What’s important to recognize is that they all have some basic ideas in common. The most foundational element to all coaching models is a trusting relationship, and this often takes a long time to establish depending on the organization and interpersonal dynamics already in play when coaching begins. But it is absolutely essential that a client trust a coach to be empathic, supportive, and non-judgmental. Coaching, like all learning, is relational, and nothing substantial will happen without a positive and genuine relationship between coach and client. Another universality to coaching models is dialogue, because talking transforms thinking. A coaching session is not a training, not a client listening to the coach prattle on about his insights into everything the client needs to improve. Coaching is conversational, and in fact it is the client who should do most of the talking, and the coach should be intentionally, deeply, actively listening. The third universal across all coaching models is the process: usually cyclical, coaching typically begins and ends with conversation, and gathers/addresses data or engages in practice and experimentation, in the middle.

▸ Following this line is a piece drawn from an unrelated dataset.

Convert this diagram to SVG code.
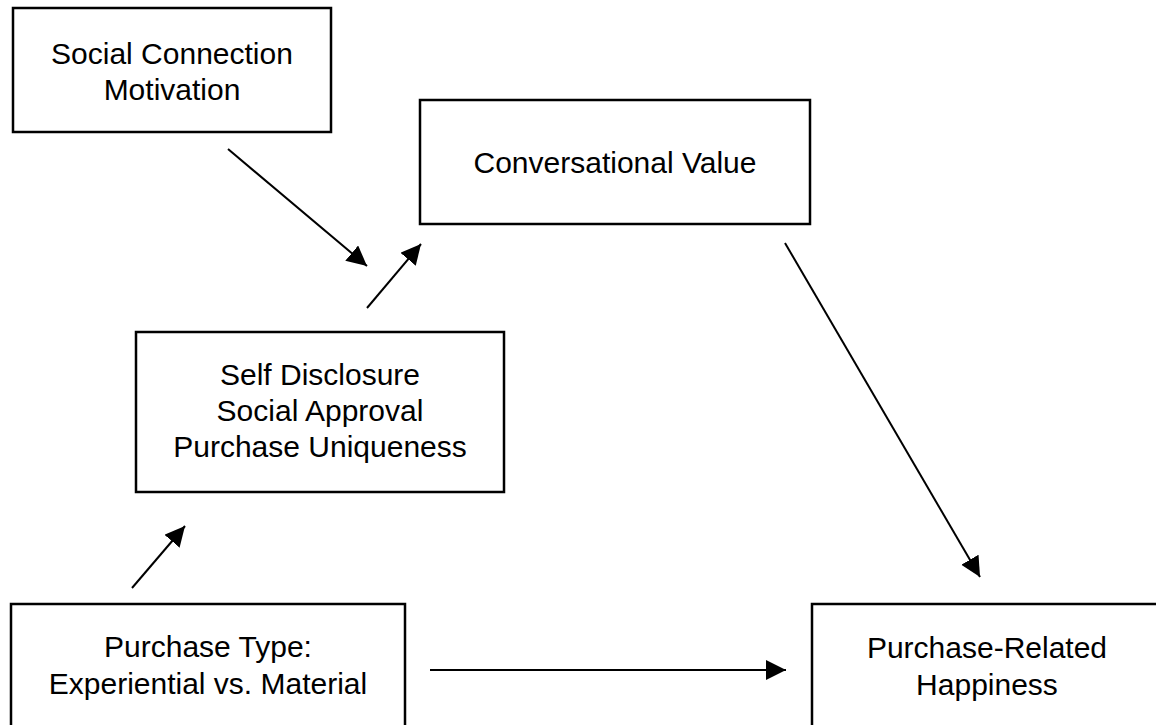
<svg xmlns="http://www.w3.org/2000/svg" width="1156" height="725" viewBox="0 0 1156 725">
<style>
.box{fill:#fff;stroke:#000;stroke-width:2.5}
.t{font-family:"Liberation Sans",Arial,sans-serif;font-size:30px;fill:#000;text-anchor:middle}
.c{stroke:#000;stroke-width:2;fill:none}
</style>
<defs>
<marker id="ah" markerUnits="userSpaceOnUse" markerWidth="22" markerHeight="22" refX="20" refY="10" orient="auto" viewBox="0 0 22 22">
<path d="M0,0 L20,10 L0,20 Z" fill="#000"/>
</marker>
</defs>
<rect width="1156" height="725" fill="#fff"/>
<g id="social-connection">
<rect class="box" x="13" y="8" width="318" height="124"/>
<text class="t" x="172" y="64">Social Connection</text>
<text class="t" x="172" y="100">Motivation</text>
</g>
<g id="conversational-value">
<rect class="box" x="420" y="100" width="390" height="124"/>
<text class="t" x="615" y="173">Conversational Value</text>
</g>
<g id="mediators">
<rect class="box" x="136" y="332" width="368" height="160"/>
<text class="t" x="320" y="385">Self Disclosure</text>
<text class="t" x="320" y="421">Social Approval</text>
<text class="t" x="320" y="457">Purchase Uniqueness</text>
</g>
<g id="purchase-type">
<rect class="box" x="11" y="604" width="394" height="140"/>
<text class="t" x="208" y="657">Purchase Type:</text>
<text class="t" x="208" y="694">Experiential vs. Material</text>
</g>
<g id="happiness">
<rect class="box" x="812" y="604" width="360" height="140"/>
<text class="t" x="987" y="658">Purchase-Related</text>
<text class="t" x="987" y="695">Happiness</text>
</g>
<g id="connectors">
<line class="c" x1="228" y1="149" x2="367" y2="266" marker-end="url(#ah)"/>
<line class="c" x1="367" y1="308" x2="421" y2="244" marker-end="url(#ah)"/>
<line class="c" x1="132" y1="588" x2="185" y2="526" marker-end="url(#ah)"/>
<line class="c" x1="430" y1="670" x2="786" y2="670" marker-end="url(#ah)"/>
<line class="c" x1="785" y1="243" x2="980" y2="577" marker-end="url(#ah)"/>
</g>
</svg>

While there is no shortage of coaching models, we can loosely categorize them into instructive, cognitive, and hybrid. That being said, individual coaches will find they lean one way or another often based on their own preferences or the client’s needs.

Instructive-Directive

(Coach provides 
skills-based direction to help client’s practice improve)

Goal: To help client develop or advance in specific skills, often skills prescribed by the school’s or organization’s leadership.

Relationship: Coach as expert, model, mentor. Coach and client assume coach has more knowledge than client on the addressed skill, and can transfer/teach that knowledge.

Resources:
Robert Marzano Resources
Coaching Continuum

Cognitive-Facilitative

(Coach mediates client’s thinking and belief systems for improved habits of mind)

Goal: To help client develop into a self-directed, reflective decision-maker whose robust experiences and knowledge are elevated as resources.

Relationship: Coach as developmental support for client, addressing client’s knowledge and beliefs as they surface through different states of mind or mindful intentions.

Resources:
Cognitive Coaching
GROW model

Hybrid

(Coach may offer skills-based direction aligned with cognitive support resources)

Goal: To help client develop advanced skills and instructional moves to become a more self-directed, reflective decision-maker.

Relationship: Coach as thought partner, sometimes acting as expert/model/ mentor, sometimes simply as a sounding board to help make client’s thinking and beliefs visible.

Resources:
The Art of Coaching
Instructional Coaching

Support Functions

Oftentimes, a coach finds herself transitioning between supportive functions within one or across a few sessions, sometimes acting as a consultant by providing data or resources from outside sources, sometimes collaborating as a thought partner to brainstorm possible solutions with the client, sometimes modeling effective practices as an expert with a high level of content knowledge and skill. Regardless of the function, the coach is always there for the client, the leader or teacher, to help him grow, hone her craft, develop their efficacy.

It is important for the coach and client to establish what kind of support the client teacher is looking for. Does the teacher lack some knowledge or skills in classroom management, and seeks resources to learn from and then apply? Does the teacher want to improve his backwards planning, and needs a partner to bounce his thinking around with in order to better understand his beliefs about his students or content? Perhaps the leader knows she needs some kind of support to help her improve student achievement, but isn’t sure exactly what she needs, so a consistent and trusted listener will help her hone in on what she can do to up her game for her students.

Coaching, like all learning, is relational, and nothing substantial will happen without a positive and genuine relationship between coach and client.

Bringing It All Together

Once you decide what kind of coaching model to implement, when and how, it is important to address other critical questions you’ll need to decide, such as if the administrators will be coaches, if you will create a TOSA position for coaches, or if you will hire coaches from outside your school. These decisions will impact who to train as a coach, and how to introduce the coaching model to teachers, touching on coaching expectations and processes. And, even if you are not planning on being a coach yourself, all school leaders should be trained in the coaching model you’re implementing alongside your coaches so that you all speak the same language.

Establishing an instructional coaching program at your school means your school is a community of learners, that the adults—both teachers and administrators—are engaged in learning with a growth mindset, just as we want students to be. It’s both a powerful message, and a powerful practice.